KPSS

Assesses the stationarity of time-series data in a machine learning model using the KPSS unit root test.

Purpose

The KPSS (Kwiatkowski-Phillips-Schmidt-Shin) unit root test is utilized to ensure the stationarity of data within a machine learning model. It specifically works on time-series data to establish the order of integration, which is essential for accurate forecasting. A fundamental requirement for any time series model is that the series should be stationary.

Test Mechanism

This test calculates the KPSS score for each feature in the dataset. The KPSS score includes a statistic, a p-value, a used lag, and critical values. The core principle behind the KPSS test is to evaluate the hypothesis that an observable time series is stationary around a deterministic trend.
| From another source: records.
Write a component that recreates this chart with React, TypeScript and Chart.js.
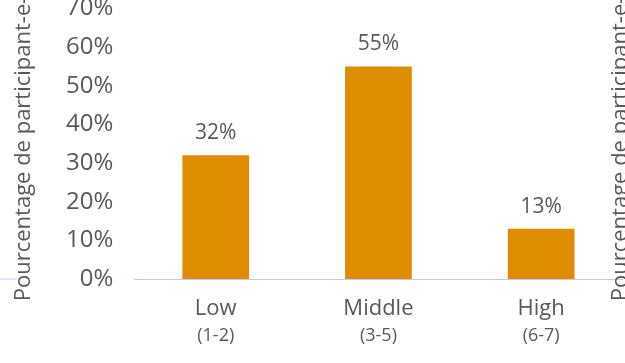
import React, { useEffect, useRef } from "react";
import { Chart, registerables } from "chart.js";

Chart.register(...registerables);

const CATEGORIES = ["Low", "Middle", "High"];
const SUB_LABELS = ["(1-2)", "(3-5)", "(6-7)"];
const VALUES = [32, 55, 13];
const Y_TICKS_MAX = 70;
const Y_STEP = 10;
const AXIS_TITLE = "Pourcentage de participant-e-s";

const BAR_COLOR = "#DE8C00";
const TEXT_COLOR = "#595959";
const AXIS_LINE_COLOR = "#C5C8F2";
const FONT = "'Open Sans', 'Noto Sans', sans-serif";

const extrasPlugin = {
  id: "extras",
  afterDatasetsDraw(chart: any) {
    const ctx = chart.ctx;
    const meta = chart.getDatasetMeta(0);
    const area = chart.chartArea;
    ctx.save();
    // value labels
    ctx.font = `21px ${FONT}`;
    ctx.fillStyle = TEXT_COLOR;
    ctx.textAlign = "center";
    ctx.textBaseline = "alphabetic";
    meta.data.forEach((bar: any, i: number) => {
      ctx.fillText(`${VALUES[i]}%`, bar.x, bar.y - 16);
    });
    // short baseline stub at far left (neighbouring chart)
    const y0 = chart.scales.y.getPixelForValue(0);
    ctx.strokeStyle = AXIS_LINE_COLOR;
    ctx.lineWidth = 1;
    ctx.beginPath();
    ctx.moveTo(0, y0);
    ctx.lineTo(chart.scales.y.left + 17, y0);
    ctx.stroke();
    // right axis title (reads bottom to top)
    ctx.translate(chart.width - 4, (area.top + area.bottom) / 2);
    ctx.rotate(-Math.PI / 2);
    ctx.font = `22px ${FONT}`;
    ctx.textBaseline = "middle";
    ctx.fillText(AXIS_TITLE, 0, 0);
    ctx.restore();
  },
};

export default function App() {
  const ref = useRef<HTMLCanvasElement | null>(null);

  useEffect(() => {
    if (!ref.current) return;
    const chart = new Chart(ref.current, {
      type: "bar",
      data: {
        labels: CATEGORIES,
        datasets: [
          {
            data: VALUES,
            backgroundColor: BAR_COLOR,
            borderWidth: 0,
            barPercentage: 0.41,
            categoryPercentage: 1,
          },
        ],
      },
      options: {
        responsive: false,
        animation: false,
        layout: { padding: { top: 0, right: 2.5, bottom: 18, left: 0 } },
        plugins: {
          legend: { display: false },
          tooltip: { enabled: false },
        },
        scales: {
          x: {
            type: "category",
            position: "bottom",
            weight: 0,
            offset: true,
            grid: { display: false, drawTicks: false },
            border: { display: true, color: AXIS_LINE_COLOR, width: 1 },
            ticks: {
              color: TEXT_COLOR,
              font: { family: FONT, size: 22, lineHeight: 50 / 22 },
              padding: 5,
              maxRotation: 0,
            },
          },
          x2: {
            type: "category",
            position: "bottom",
            weight: 1,
            labels: SUB_LABELS,
            offset: true,
            grid: { display: false, drawTicks: false },
            border: { display: false },
            ticks: {
              mirror: true,
              color: TEXT_COLOR,
              font: { family: FONT, size: 18, lineHeight: 1 / 18 },
              padding: 3,
              maxRotation: 0,
            },
          },
          y: {
            min: 0,
            max: Y_TICKS_MAX,
            grid: { display: false, drawTicks: true, tickLength: 18 },
            border: { display: false },
            ticks: {
              stepSize: Y_STEP,
              color: TEXT_COLOR,
              font: { family: FONT, size: 24, lineHeight: 0.45 },
              padding: 3,
              callback: (v: any) => `${v}%`,
            },
            title: {
              display: true,
              text: AXIS_TITLE,
              color: TEXT_COLOR,
              font: { family: FONT, size: 22 },
              padding: { top: 10.5, bottom: 26.2 },
            },
          },
        },
      },
      plugins: [extrasPlugin],
    });
    return () => chart.destroy();
  }, []);

  return (
    <div
      style={{
        position: "fixed",
        left: 0,
        top: 0,
        width: 625,
        height: 363,
        overflow: "hidden",
        background: "#fff",
      }}
    >
      <canvas ref={ref} width={625} height={363} style={{ display: "block" }} />
    </div>
  );
}
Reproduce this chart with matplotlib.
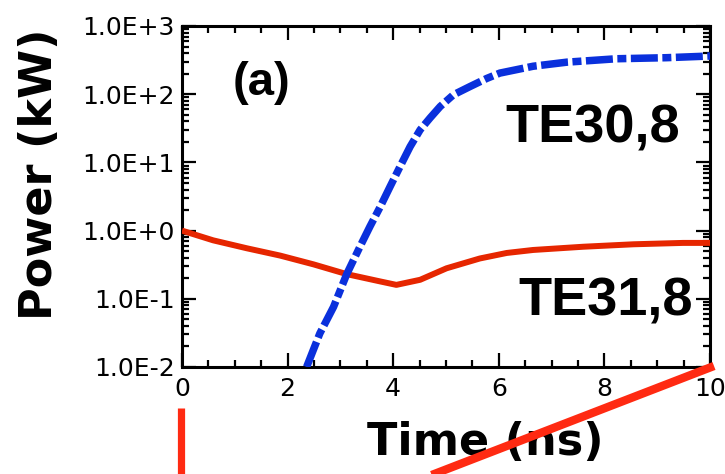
import matplotlib
matplotlib.use("Agg")
import matplotlib.pyplot as plt
from matplotlib.lines import Line2D
from matplotlib.ticker import FixedLocator, NullFormatter
import numpy as np

# ---- data ----
te30_t = [2.36, 2.61, 2.87, 3.12, 3.37, 3.56, 3.75, 3.94, 4.13, 4.32, 4.51,
          4.70, 4.89, 5.14, 5.45, 5.77, 6.02, 6.65, 7.29, 8.23, 9.18, 10.0]
te30_p = [0.010, 0.031, 0.076, 0.23, 0.58, 1.15, 2.2, 4.4, 8.7, 17, 30,
          45, 66, 98, 129, 170, 204, 257, 295, 331, 343, 363]

te31_t = [0.0, 0.59, 1.23, 1.86, 2.49, 3.12, 3.75, 4.06, 4.51, 5.01, 5.64,
          6.15, 6.65, 7.60, 8.55, 9.49, 10.0]
te31_p = [1.0, 0.72, 0.55, 0.43, 0.32, 0.23, 0.18, 0.16, 0.19, 0.28, 0.39,
          0.47, 0.52, 0.58, 0.63, 0.66, 0.66]

x_ticks = [0, 2, 4, 6, 8, 10]
x_tick_labels = ["0", "2", "4", "6", "8", "10"]
y_ticks = [1e-2, 1e-1, 1e0, 1e1, 1e2, 1e3]
y_tick_labels = ["1.0E-2", "1.0E-1", "1.0E+0", "1.0E+1", "1.0E+2", "1.0E+3"]

W, H = 725, 474
fig = plt.figure(figsize=(W / 100, H / 100), dpi=100)
ax = fig.add_axes([182 / W, 1 - 367 / H, (710 - 182) / W, (367 - 26) / H])

ax.plot(te31_t, te31_p, color="#e62600", lw=4.3, solid_capstyle="butt",
        solid_joinstyle="round", zorder=3)
ax.plot(te30_t, te30_p, color="#0a30dc", lw=5.4, dashes=(3.6, 0.6, 1.2, 0.6),
        dash_capstyle="butt", zorder=4)

ax.set_yscale("log")
ax.set_xlim(0, 10)
ax.set_ylim(1e-2, 1e3)

ax.set_xticks(x_ticks)
ax.set_xticklabels(x_tick_labels)
ax.xaxis.set_minor_locator(FixedLocator(np.arange(0, 10.01, 0.5)))
ax.set_yticks(y_ticks)
ax.set_yticklabels(y_tick_labels)
ax.yaxis.set_minor_locator(FixedLocator(
    [m * 10.0 ** e for e in range(-2, 3) for m in range(2, 10)]))
ax.yaxis.set_minor_formatter(NullFormatter())

for s in ax.spines.values():
    s.set_linewidth(2.2)
ax.tick_params(which="both", direction="in", top=True, right=True, width=1.6,
               colors="black")
ax.tick_params(which="major", length=10)
ax.tick_params(which="minor", length=5)
ax.tick_params(axis="y", which="major", labelsize=18, pad=5)
ax.tick_params(axis="x", which="major", labelsize=18, pad=7)
for lab in ax.get_xticklabels() + ax.get_yticklabels():
    lab.set_family("DejaVu Sans")

ax.text(0.095, 0.798, "(a)", transform=ax.transAxes, fontsize=34,
        fontweight="bold", family="Liberation Sans", ha="left", va="baseline")
ax.text(0.943, 0.657, "TE30,8", transform=ax.transAxes, fontsize=39,
        fontweight="bold", family="Liberation Sans", ha="right", va="baseline")
ax.text(0.968, 0.152, "TE31,8", transform=ax.transAxes, fontsize=39,
        fontweight="bold", family="Liberation Sans", ha="right", va="baseline")

fig.text(40 / W, 1 - 174 / H, "Power (kW)", rotation=90, fontsize=32,
         fontweight="bold", family="DejaVu Sans", ha="center", va="center")
fig.text(485 / W, 1 - 455 / H, "Time (ns)", fontsize=32,
         fontweight="bold", family="DejaVu Sans", ha="center", va="baseline")

# stray red strokes present in the reference image (below the axes)
fig.add_artist(Line2D([180.5 / W, 180.5 / W], [1 - 408 / H, -0.02],
                      color="#ff2a12", lw=5.2, transform=fig.transFigure,
                      solid_capstyle="butt", zorder=10))
fig.add_artist(Line2D([714 / W, 420 / W], [1 - 366 / H, 1 - 479.5 / H],
                      color="#ff2a12", lw=6.0, transform=fig.transFigure,
                      solid_capstyle="butt", zorder=10))

fig.savefig("out.png", dpi=100)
If the computed statistic exceeds the critical value, the null hypothesis (that the series is stationary) is rejected, indicating that the series is non-stationary.

Signs of High Risk

  • High KPSS score, particularly if the calculated statistic is higher than the critical value.
  • Rejection of the null hypothesis, indicating that the series is recognized as non-stationary, can severely affect the model’s forecasting capability.

Strengths

  • Directly measures the stationarity of a series, fulfilling a key prerequisite for many time-series models.
  • The underlying logic of the test is intuitive and simple, making it easy to understand and accessible for both developers and risk management teams.

Limitations

  • Assumes the absence of a unit root in the series and doesn’t differentiate between series that are stationary and those border-lining stationarity.
  • The test may have restricted power against certain alternatives.
  • The reliability of the test is contingent on the number of lags selected, which introduces potential bias in the measurement.